Por eso soy feminista, anticapitalista y antirracista, y sé que la revolución es poner la vida en el centro, no sólo en los momentos luminosos, sino, y sobre todo, en los sombríos, fuera de focos y flashes y postureos varios. La revolución es que, cuando tu casa familiar desaparece, se convierta en decenas de casas de amigas y amigos que son familia de la sana y escogida; es que los amores de tu vida, tus amigas y amigos y los de tu padre, tu hermana, tu compañero, te ayuden a desmontar un taller con décadas de vida en las espaldas, acompañen ese viaje necesario a tus orígenes con comidas y masajes y risas y paseos que alivian la pena y te ayuden con ésa y mil mudanzas para seguir camino; es que su vecina y compañera de trabajo herede buena parte de su taller para que éste fructifique; es repartir la ropa, los muebles, los libros, las herramientas de tu padre entre centros sociales y librerías de mercados cooperativos de Madrid y Barcelona; es regalar su artesanía y sus poemas a tu gente, para que su memoria se reparta y sea fecunda; es que tu gente te acompañe en los necesarios rituales de despedida, y sepa hacerlo; es que el whatsapp y el mail sirvan para que cientos de personas te abracen con palabras desde todo el mundo sin esperar respuesta; es que en Diagonal, La Directa y otros proyectos que has contribuido a impulsar se solidaricen contigo en tu dolor; es que en tus dos trabajos asalariados respeten y acompañen tu proceso; es que tus compañeras y compañeros de la cooperativa de vivienda La Borda te den el espacio y el relevo para recuperarte y seguir alumbrando juntas un proyecto de vida en común para los próximos 75 años, y que puedas implicarte en ese proyecto con apoyo material y económico mancomunado entre tus redes.

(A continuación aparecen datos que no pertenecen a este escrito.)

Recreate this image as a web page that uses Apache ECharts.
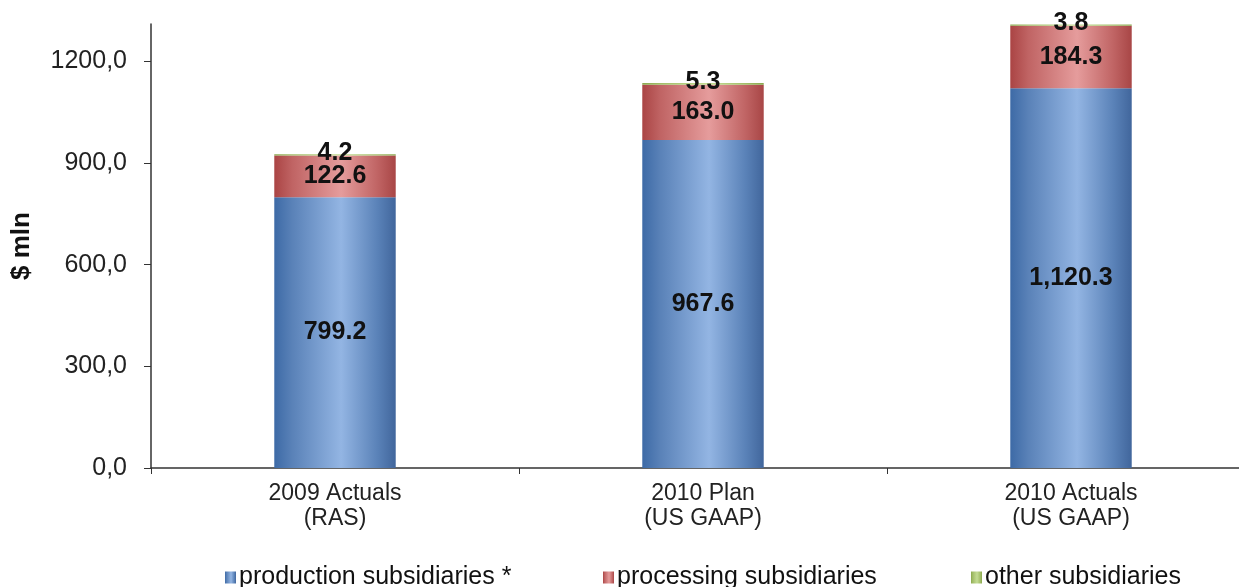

Sé que la muerte y el duelo pueden ser aún más terribles y me siento afortunada: cuando canto “nos quieren en soledad, nos tendrán en común”, pienso en ésta y otras microrrevoluciones que vivo y vivimos, porque aunque la propia vida y sus procesos personales sean intransferibles, y tener compañía implique también soledad, como cantó Silvio Rodríguez, nuestra riqueza es generar las condiciones materiales para que todas y todos vivamos dignamente, construyamos y potenciemos nuestra individualidad en comunidad. Una riqueza que es totalmente inaccesible para quienes sólo tienen dinero, y que es nuestra victoria, la victoria más dulce, concreta y eterna de mi padre y de mi madre. Gràcies, mamà; gracias, papá: vuestras vidas han valido la alegría, y con el combustible de vuestro amor imborrable en las entrañas, estábamos, estamos y estaremos juntas.